• [WHAT YOU HAVE TO DO]:
Check each line for the word "with" and give how many have it. Say nothing else.

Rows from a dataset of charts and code
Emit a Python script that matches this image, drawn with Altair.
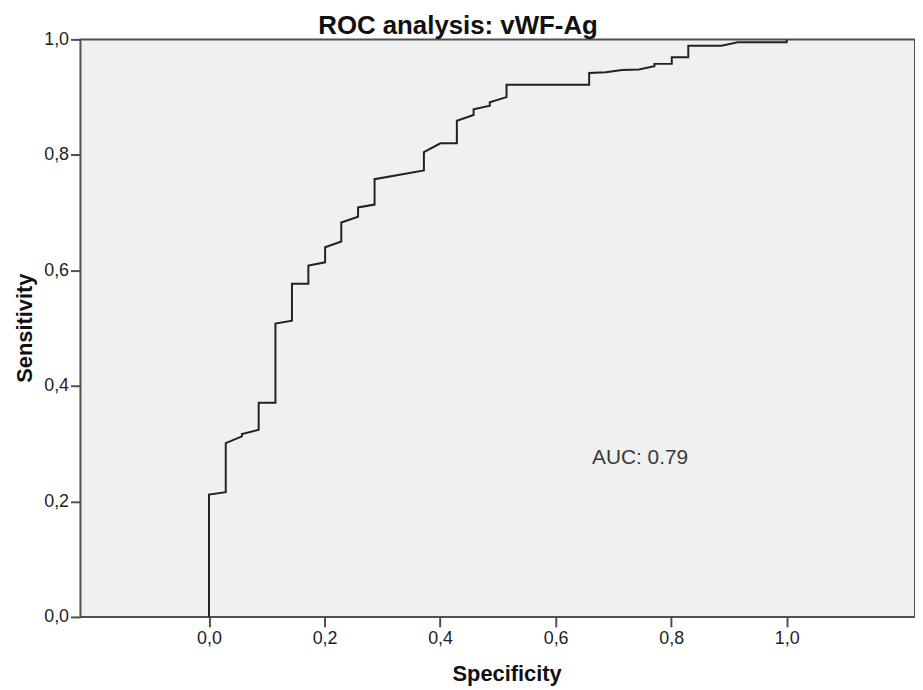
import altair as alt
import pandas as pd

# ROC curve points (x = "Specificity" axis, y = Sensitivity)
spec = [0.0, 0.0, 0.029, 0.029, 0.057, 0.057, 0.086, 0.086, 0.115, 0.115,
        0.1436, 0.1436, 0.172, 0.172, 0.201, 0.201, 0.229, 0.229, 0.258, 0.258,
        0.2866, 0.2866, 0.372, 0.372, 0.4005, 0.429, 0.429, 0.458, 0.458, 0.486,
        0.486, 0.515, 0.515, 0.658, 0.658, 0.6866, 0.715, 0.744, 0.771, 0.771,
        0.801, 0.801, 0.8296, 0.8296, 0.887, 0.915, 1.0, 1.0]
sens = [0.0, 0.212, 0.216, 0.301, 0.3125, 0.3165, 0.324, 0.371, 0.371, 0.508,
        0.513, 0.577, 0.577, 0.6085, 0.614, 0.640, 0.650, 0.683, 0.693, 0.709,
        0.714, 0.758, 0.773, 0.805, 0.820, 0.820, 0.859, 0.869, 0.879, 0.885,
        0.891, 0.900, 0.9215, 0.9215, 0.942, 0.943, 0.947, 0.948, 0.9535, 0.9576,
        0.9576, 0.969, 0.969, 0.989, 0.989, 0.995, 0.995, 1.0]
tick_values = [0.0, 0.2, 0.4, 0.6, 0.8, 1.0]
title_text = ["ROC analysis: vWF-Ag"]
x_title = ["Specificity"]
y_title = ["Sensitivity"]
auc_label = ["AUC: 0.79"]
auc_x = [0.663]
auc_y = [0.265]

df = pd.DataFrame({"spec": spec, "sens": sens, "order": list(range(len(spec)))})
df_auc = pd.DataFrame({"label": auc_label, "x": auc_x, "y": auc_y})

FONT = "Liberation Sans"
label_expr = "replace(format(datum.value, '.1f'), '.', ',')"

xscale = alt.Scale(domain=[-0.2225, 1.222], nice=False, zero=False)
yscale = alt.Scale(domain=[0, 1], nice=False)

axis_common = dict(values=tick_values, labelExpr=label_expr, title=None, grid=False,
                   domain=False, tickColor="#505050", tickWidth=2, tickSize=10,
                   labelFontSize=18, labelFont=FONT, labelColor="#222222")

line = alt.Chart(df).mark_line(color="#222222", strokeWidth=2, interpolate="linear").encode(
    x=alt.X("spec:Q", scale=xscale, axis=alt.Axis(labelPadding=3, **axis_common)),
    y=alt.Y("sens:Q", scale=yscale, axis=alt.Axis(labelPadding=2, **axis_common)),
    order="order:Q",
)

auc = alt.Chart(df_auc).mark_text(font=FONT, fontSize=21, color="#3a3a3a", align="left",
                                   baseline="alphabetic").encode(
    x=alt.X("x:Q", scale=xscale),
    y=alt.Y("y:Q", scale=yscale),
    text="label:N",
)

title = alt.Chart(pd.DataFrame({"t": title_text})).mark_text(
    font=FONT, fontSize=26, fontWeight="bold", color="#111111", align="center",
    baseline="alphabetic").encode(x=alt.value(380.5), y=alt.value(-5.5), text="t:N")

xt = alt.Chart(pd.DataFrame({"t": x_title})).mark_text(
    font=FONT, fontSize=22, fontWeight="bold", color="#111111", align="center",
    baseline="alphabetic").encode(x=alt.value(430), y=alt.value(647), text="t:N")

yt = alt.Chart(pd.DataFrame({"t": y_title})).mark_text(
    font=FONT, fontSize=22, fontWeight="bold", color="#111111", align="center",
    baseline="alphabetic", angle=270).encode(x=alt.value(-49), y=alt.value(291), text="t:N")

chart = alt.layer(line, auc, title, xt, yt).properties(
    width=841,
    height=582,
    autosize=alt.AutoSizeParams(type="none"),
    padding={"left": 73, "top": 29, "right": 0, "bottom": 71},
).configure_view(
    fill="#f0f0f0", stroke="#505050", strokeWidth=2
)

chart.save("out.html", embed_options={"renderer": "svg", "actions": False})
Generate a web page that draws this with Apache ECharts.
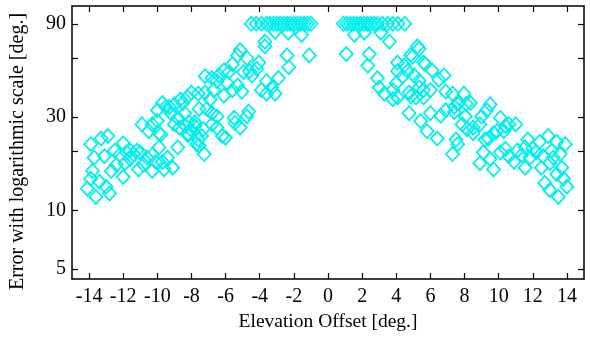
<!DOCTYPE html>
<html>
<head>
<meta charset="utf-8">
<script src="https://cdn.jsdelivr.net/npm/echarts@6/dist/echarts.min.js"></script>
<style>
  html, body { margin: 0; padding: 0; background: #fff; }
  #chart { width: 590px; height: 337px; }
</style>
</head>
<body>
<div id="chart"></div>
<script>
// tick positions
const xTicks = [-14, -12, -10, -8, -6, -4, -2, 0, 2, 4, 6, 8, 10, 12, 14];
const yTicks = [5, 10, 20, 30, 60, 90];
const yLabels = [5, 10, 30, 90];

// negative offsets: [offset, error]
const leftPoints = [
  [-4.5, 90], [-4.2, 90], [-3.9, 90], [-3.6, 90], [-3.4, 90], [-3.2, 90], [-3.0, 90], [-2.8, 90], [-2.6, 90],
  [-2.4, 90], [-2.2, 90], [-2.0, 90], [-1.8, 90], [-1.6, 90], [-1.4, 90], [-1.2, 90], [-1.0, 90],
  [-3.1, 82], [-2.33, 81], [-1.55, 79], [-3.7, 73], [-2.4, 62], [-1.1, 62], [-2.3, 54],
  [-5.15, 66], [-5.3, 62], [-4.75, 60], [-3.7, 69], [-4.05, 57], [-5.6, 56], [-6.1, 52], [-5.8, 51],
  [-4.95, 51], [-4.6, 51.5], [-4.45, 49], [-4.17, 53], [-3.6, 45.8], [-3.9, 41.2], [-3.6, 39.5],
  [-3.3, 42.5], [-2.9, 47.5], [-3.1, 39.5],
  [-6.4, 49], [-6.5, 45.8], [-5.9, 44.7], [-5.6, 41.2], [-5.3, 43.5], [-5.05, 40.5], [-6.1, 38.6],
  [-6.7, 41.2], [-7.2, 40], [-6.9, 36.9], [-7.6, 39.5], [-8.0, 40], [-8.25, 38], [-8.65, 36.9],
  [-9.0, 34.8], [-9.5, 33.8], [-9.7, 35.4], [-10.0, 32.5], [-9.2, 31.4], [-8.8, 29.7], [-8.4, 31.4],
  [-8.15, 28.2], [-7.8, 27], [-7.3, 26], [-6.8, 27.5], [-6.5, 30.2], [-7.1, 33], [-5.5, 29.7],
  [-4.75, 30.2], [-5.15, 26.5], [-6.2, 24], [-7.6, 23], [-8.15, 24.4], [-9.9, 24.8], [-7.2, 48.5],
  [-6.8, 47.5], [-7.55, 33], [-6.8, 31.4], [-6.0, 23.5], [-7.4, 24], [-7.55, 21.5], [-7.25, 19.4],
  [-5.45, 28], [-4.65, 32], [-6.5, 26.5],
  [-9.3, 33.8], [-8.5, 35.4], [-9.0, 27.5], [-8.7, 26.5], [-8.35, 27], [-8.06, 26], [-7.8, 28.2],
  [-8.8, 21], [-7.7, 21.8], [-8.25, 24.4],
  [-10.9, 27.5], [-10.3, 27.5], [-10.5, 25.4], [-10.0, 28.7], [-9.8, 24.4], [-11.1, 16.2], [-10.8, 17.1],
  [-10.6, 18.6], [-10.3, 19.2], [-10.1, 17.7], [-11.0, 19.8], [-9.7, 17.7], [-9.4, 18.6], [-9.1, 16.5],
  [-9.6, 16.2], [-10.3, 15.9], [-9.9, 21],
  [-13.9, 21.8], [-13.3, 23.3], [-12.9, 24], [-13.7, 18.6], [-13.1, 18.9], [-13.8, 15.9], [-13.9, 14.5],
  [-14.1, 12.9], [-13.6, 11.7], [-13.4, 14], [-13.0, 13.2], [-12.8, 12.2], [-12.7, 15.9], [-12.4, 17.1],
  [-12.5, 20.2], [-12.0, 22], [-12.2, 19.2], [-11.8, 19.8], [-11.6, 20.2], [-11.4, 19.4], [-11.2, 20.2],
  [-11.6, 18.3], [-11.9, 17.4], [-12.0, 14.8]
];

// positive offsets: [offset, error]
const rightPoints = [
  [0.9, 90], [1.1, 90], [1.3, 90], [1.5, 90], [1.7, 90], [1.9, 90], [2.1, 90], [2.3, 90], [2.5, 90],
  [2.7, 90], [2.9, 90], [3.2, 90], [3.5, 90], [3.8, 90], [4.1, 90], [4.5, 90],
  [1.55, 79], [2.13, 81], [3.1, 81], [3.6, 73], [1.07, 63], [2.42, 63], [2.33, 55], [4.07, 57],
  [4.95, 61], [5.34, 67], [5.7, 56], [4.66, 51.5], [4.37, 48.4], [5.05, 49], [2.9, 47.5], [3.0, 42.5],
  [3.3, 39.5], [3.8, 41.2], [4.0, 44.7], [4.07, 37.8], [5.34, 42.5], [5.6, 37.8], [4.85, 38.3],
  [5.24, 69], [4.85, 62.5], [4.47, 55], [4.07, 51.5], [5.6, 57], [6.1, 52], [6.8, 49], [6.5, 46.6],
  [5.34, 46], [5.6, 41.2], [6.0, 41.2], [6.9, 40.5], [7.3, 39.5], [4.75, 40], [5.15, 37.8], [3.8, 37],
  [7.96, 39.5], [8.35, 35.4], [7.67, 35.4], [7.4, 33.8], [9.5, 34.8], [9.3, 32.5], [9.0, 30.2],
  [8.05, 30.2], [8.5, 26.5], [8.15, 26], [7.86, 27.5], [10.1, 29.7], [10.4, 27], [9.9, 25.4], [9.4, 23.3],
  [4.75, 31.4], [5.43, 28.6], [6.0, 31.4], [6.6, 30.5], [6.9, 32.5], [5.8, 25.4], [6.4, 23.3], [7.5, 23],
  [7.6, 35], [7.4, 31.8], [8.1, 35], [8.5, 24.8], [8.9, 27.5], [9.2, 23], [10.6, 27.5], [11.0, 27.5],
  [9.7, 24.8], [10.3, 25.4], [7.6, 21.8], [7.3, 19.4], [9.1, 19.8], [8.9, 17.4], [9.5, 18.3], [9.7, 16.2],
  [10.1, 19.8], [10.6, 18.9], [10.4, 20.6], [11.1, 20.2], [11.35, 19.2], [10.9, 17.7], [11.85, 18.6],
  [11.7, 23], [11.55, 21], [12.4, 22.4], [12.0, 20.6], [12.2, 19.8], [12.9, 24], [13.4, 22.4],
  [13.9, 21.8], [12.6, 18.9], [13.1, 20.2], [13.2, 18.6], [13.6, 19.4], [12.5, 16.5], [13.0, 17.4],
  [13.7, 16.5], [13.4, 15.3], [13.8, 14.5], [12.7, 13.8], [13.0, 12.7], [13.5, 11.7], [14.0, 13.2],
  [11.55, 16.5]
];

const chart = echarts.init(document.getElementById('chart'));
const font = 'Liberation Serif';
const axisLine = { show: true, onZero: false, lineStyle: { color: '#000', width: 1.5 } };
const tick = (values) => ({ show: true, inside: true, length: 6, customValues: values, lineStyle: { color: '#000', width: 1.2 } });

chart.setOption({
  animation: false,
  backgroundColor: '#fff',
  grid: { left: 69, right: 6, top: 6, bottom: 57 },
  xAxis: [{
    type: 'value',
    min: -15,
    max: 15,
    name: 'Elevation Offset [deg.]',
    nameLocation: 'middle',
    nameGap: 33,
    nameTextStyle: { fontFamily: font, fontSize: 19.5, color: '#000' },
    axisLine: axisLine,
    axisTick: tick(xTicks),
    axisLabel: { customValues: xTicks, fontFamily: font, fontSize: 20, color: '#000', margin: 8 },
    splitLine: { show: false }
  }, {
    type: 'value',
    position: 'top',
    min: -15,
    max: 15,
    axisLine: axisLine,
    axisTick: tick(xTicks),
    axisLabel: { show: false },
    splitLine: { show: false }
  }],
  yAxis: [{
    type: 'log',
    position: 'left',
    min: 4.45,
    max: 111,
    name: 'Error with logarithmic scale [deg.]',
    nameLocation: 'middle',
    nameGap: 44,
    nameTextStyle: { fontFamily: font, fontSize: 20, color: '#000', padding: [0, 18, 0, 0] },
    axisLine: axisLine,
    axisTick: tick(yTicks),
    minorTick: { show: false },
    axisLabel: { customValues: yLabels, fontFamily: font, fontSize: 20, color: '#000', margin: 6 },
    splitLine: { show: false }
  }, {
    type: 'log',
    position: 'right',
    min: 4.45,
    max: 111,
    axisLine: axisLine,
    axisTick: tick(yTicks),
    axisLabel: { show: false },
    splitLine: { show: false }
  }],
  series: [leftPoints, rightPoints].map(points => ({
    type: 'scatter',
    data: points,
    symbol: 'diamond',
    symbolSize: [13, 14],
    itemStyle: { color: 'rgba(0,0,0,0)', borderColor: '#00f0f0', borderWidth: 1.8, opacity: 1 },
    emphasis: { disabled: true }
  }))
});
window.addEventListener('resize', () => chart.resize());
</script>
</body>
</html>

• [RESULT FOR THIS TASK]:
3